Maine Manufacturing, which employees about 105 people in Sanford, on Thursday announced it had acquired from GE Healthcare a line of products used by the food and beverage industry to test for contamination, according to John Tonkinson, the company’s vice president of sales and marketing.
“The products will be made in our Sanford facility and we will be selling them worldwide,” Tonkinson wrote in an email.
The acquisition of the product line will be seamless. That’s because Maine Manufacturing was already manufacturing the products for GE Healthcare, Bill Emhiser, the company’s president, told the Bangor Daily News.
Until today, Maine Manufacturing had been a contract manufacturer and GE Healthcare was its sole customer, Emhiser said. Maine Manufacturing would manufacture the products and GE Healthcare would sell them to its customers. This acquisition, Emhiser said, means Maine Manufacturing will sell directly to consumers, allowing it to increase its profit margins.
“What this does is diversify our customer base,” Emhiser said. “We used to have one customer. Starting today we have 500 customers.”
The acquisition will allow Maine Manufacturing to hire as many as 10 new employees in Sanford over the next two months, Emhiser said.
He wouldn’t share financial details about the acquisition, except to say it’s “a drop in the bucket for General Electric,” which is a $200 billion company.
This acquisition comes on the heels of one announced in early December, in which Maine Manufacturing acquired from GE the assets of its laboratory filter and membrane business, including two manufacturing facilities in Westborough, Mass., and 60 or so employees, Emhiser said. The 60 employees in Massachusetts bring the company’s total employee count to 165.
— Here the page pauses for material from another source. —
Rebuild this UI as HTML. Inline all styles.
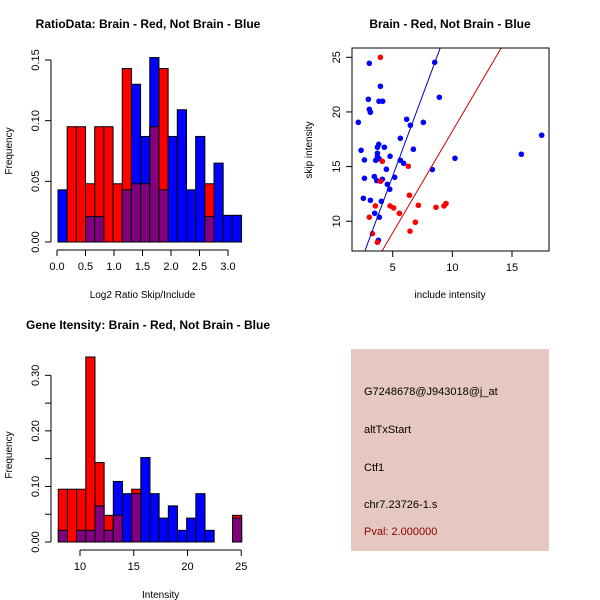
<!DOCTYPE html>
<html><head><meta charset="utf-8"><style>
body{margin:0;background:#fff}
svg{display:block;font-family:"Liberation Sans",sans-serif}
</style></head><body>
<svg id="c" width="600" height="600" viewBox="0 0 600 600"></svg>
<script>
// Panel 1: ratio histogram
const ratioBinStart = 0.0175;
const ratioBinWidth = 0.161;
const ratioRed = [0,0.095,0.095,0.048,0.095,0.095,0.048,0.143,0.048,0.048,0.095,0.143,0,0,0,0,0.048,0,0,0];
const ratioBlue = [0.043,0,0,0.021,0.021,0,0,0.043,0.130,0.087,0.152,0.043,0.087,0.109,0.043,0.087,0.021,0.065,0.022,0.022];
const ratioXTicks = [0,0.5,1,1.5,2,2.5,3];
const ratioXLabels = ["0.0","0.5","1.0","1.5","2.0","2.5","3.0"];
const ratioYTicks = [0,0.05,0.1,0.15];
const ratioYLabels = ["0.00","0.05","0.10","0.15"];
// Panel 2: scatter
const blueX = [3.04,8.52,3.97,3.85,4.16,2.96,3.04,3.13,2.12,8.91,6.17,7.57,6.48,5.64,17.49,3.83,2.35,3.72,4.30,6.73,3.72,3.72,4.78,15.78,10.22,2.63,3.58,3.85,5.64,5.92,4.47,8.32,2.63,3.46,3.66,4.13,5.17,4.55,4.75,2.54,3.13,4.05,3.49,3.88,3.80];
const blueY = [24.45,24.54,22.35,20.98,20.98,21.16,20.24,19.97,19.05,21.34,19.33,19.05,18.78,17.59,17.87,17.04,16.49,16.77,16.77,16.59,16.22,15.91,15.94,16.13,15.76,15.61,15.58,15.73,15.58,15.30,14.76,14.73,13.93,14.09,13.72,13.84,14.02,13.38,12.93,12.10,11.92,11.83,10.73,10.37,8.26];
const redX = [3.97,4.13,6.31,6.40,3.55,4.78,5.08,5.56,7.15,8.63,9.30,9.47,3.04,6.90,6.45,3.30,3.72,3.97];
const redY = [25.0,15.49,15.03,12.38,11.40,11.40,11.22,10.73,11.46,11.28,11.40,11.62,10.37,9.91,9.09,8.87,8.08,13.66];
const fitSlope = [2.94,1.86];
const fitIntercept = [-0.56,-0.36];
const scXTicks = [5,10,15];
const scYTicks = [10,15,20,25];
// Panel 3: intensity histogram
const intBinStart = 7.98;
const intBinWidth = 0.853;
const intRed = [0.095,0.095,0.095,0.333,0.143,0.048,0.048,0,0.095,0,0,0,0,0,0,0,0,0,0,0.048];
const intBlue = [0.021,0,0.021,0.021,0.065,0.021,0.109,0.087,0.087,0.152,0.087,0.043,0.065,0.021,0.043,0.087,0.021,0,0,0.043];
const intXTicks = [10,15,20,25];
const intYTicks = [0,0.05,0.1,0.15,0.2,0.25,0.3];
const intYLabels = ["0.00","","0.10","","0.20","","0.30"];

const svg = document.getElementById('c');
const NS = 'http://www.w3.org/2000/svg';
function mk(tag, attrs, parent, text){
  const e = document.createElementNS(NS, tag);
  for (const k in attrs) e.setAttribute(k, attrs[k]);
  if (text !== undefined) e.textContent = text;
  (parent || svg).appendChild(e);
  return e;
}
function group(name){
  const g = mk('g', {});
  
  
  return g;
}
function hist(name, title, titleX, red, blue, start, w, sx, sy, xT, xL, yT, yL, x0px, ybase, axisY, xlab, ylabX, ylabY) {
  const g = group(name);
  const t = mk('text', {x: titleX, y: 28, 'text-anchor': 'middle', 'font-size': 12, 'font-weight': 'bold'}, g, title);
  
  
  for (let i = 0; i < red.length; i++) {
    const xa = sx(start + i * w), xb = sx(start + (i + 1) * w);
    const r = red[i], b = blue[i];
    const hi = Math.max(r, b), lo = Math.min(r, b);
    if (hi > 0) {
      const bar = mk('rect', {x: xa, y: sy(hi), width: xb - xa, height: sy(0) - sy(hi), fill: r >= b ? '#ff0000' : '#0000ff', stroke: '#000', 'stroke-width': 1}, g);
      
      
    }
    if (lo > 0) {
      const ov = mk('rect', {x: xa, y: sy(lo), width: xb - xa, height: sy(0) - sy(lo), fill: '#800080', stroke: '#000', 'stroke-width': 1}, g);
      
      
    }
  }
  // x axis
  mk('line', {x1: sx(xT[0]), x2: sx(xT[xT.length - 1]), y1: axisY, y2: axisY, stroke: '#000'}, g);
  xT.forEach((v, i) => {
    mk('line', {x1: sx(v), x2: sx(v), y1: axisY, y2: axisY + 6, stroke: '#000'}, g);
    const l = mk('text', {x: sx(v), y: axisY + 20, 'text-anchor': 'middle', 'font-size': 11}, g, xL[i]);
    
    
  });
  // y axis
  mk('line', {x1: x0px, x2: x0px, y1: sy(yT[0]), y2: sy(yT[yT.length - 1]), stroke: '#000'}, g);
  yT.forEach((v, i) => {
    mk('line', {x1: x0px - 6, x2: x0px, y1: sy(v), y2: sy(v), stroke: '#000'}, g);
    if (yL[i]) {
      const l = mk('text', {x: 0, y: 0, 'text-anchor': 'middle', 'font-size': 11, transform: `translate(${x0px - 12},${sy(v)}) rotate(-90)`}, g, yL[i]);
      
      
    }
  });
  const xl = mk('text', {x: (sx(xT[0]) + sx(xT[xT.length - 1])) / 2 + 0, y: axisY + 48, 'text-anchor': 'middle', 'font-size': 10}, g, xlab);
  
  
  const yl = mk('text', {x: 0, y: 0, 'text-anchor': 'middle', 'font-size': 10, transform: `translate(${ylabX},${ylabY}) rotate(-90)`}, g, 'Frequency');
  
  
}
// panel 1
hist('ratio-histogram', 'RatioData: Brain - Red, Not Brain - Blue', 148,
  ratioRed, ratioBlue, ratioBinStart, ratioBinWidth,
  v => 57 + v * 57, v => 242 - v * (182 / 0.15),
  ratioXTicks, ratioXLabels, ratioYTicks, ratioYLabels, 51, 242, 250, 'Log2 Ratio Skip/Include', 12, 151);
// panel 3
hist('intensity-histogram', 'Gene Itensity: Brain - Red, Not Brain - Blue', 148,
  intRed, intBlue, intBinStart, intBinWidth,
  v => 80 + (v - 10) * 10.75, v => 542 - v * 555.6,
  intXTicks, intXTicks.map(String), intYTicks, intYLabels, 51, 542, 550, 'Intensity', 12, 455);
// fix panel-3 title y
svg.lastChild.querySelector('text').setAttribute('y', 329);

// panel 2 scatter
(function(){
  const g = group('scatter-plot');
  const L = 352, R = 549, T = 48, B = 251;
  const sx = v => 392.7 + (v - 5) * 11.93;
  const sy = v => 57.3 + (25 - v) * 10.93;
  const t = mk('text', {x: 450, y: 28, 'text-anchor': 'middle', 'font-size': 12, 'font-weight': 'bold'}, g, 'Brain - Red, Not Brain - Blue');
  
  
  const clip = mk('clipPath', {id: 'scClip'}, g);
  mk('rect', {x: L, y: T, width: R - L, height: B - T}, clip);
  const inner = mk('g', {'clip-path': 'url(#scClip)'}, g);
  blueX.forEach((x, i) => {
    const p = mk('circle', {cx: sx(x), cy: sy(blueY[i]), r: 2.8, fill: '#0000ff'}, inner);
    
    
  });
  redX.forEach((x, i) => {
    const p = mk('circle', {cx: sx(x), cy: sy(redY[i]), r: 2.8, fill: '#ff0000'}, inner);
    
    
  });
  const cols = ['#0000cc', '#cc0000'];
  fitSlope.forEach((m, i) => {
    const x1 = 0, x2 = 20;
    const ln = mk('line', {x1: sx(x1), y1: sy(fitIntercept[i] + m * x1), x2: sx(x2), y2: sy(fitIntercept[i] + m * x2), stroke: cols[i], 'stroke-width': 1}, inner);
    
    
  });
  mk('rect', {x: L, y: T, width: R - L, height: B - T, fill: 'none', stroke: '#000'}, g);
  scXTicks.forEach(v => {
    mk('line', {x1: sx(v), x2: sx(v), y1: B, y2: B + 6, stroke: '#000'}, g);
    const l = mk('text', {x: sx(v), y: B + 20, 'text-anchor': 'middle', 'font-size': 11}, g, String(v));
    
    
  });
  scYTicks.forEach(v => {
    mk('line', {x1: L - 6, x2: L, y1: sy(v), y2: sy(v), stroke: '#000'}, g);
    const l = mk('text', {x: 0, y: 0, 'text-anchor': 'middle', 'font-size': 11, transform: `translate(${L - 12},${sy(v)}) rotate(-90)`}, g, String(v));
    
    
  });
  const xl = mk('text', {x: 450, y: 298, 'text-anchor': 'middle', 'font-size': 10}, g, 'include intensity');
  
  
  const yl = mk('text', {x: 0, y: 0, 'text-anchor': 'middle', 'font-size': 10, transform: 'translate(312,150) rotate(-90)'}, g, 'skip intensity');
  
  
})();

// info box
(function(){
  const g = group('info-box');
  mk('rect', {x: 351, y: 349, width: 198, height: 202, fill: '#e6c8c0'}, g);
  const lines = [['G7248678@J943018@j_at', 395, '#000'], ['altTxStart', 433, '#000'], ['Ctf1', 471, '#000'], ['chr7.23726-1.s', 508, '#000'], ['Pval: 2.000000', 535, '#8b0000']];
  lines.forEach(([s, y, c]) => {
    const t = mk('text', {x: 364, y: y, 'font-size': 11, fill: c}, g, s);
    
    
  });
})();
</script>
</body></html>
Maine Manufacturing was founded in 2007 by Craig Cunningham, a Maine native, who soon was joined by Emhiser. Both had been employees of Whatman Inc., which was a British company that previously operated the facility in Sanford.
In 2008, GE Healthcare acquired Whatman and soon after announced plans to shutter the Sanford facility and move the work elsewhere. At that time, Cunningham and Emhiser negotiated with GE to keep some of the business in Maine.
“We knew the operation, we knew the products, we had contacts … so we were able to leverage that knowledge and convince GE to sell us pieces of the business,” Emhiser said. “It helps to have some inside knowledge.”
GE agreed and Maine Manufacturing hired back about 65 employees in 2010.
Emhiser called it an “employee-dedicated business.”
“Part of our whole rationale is to retain or create jobs,” he said. “We’re in the latter stages of our careers, so part of this is to give back to the communities that supported us over the years.”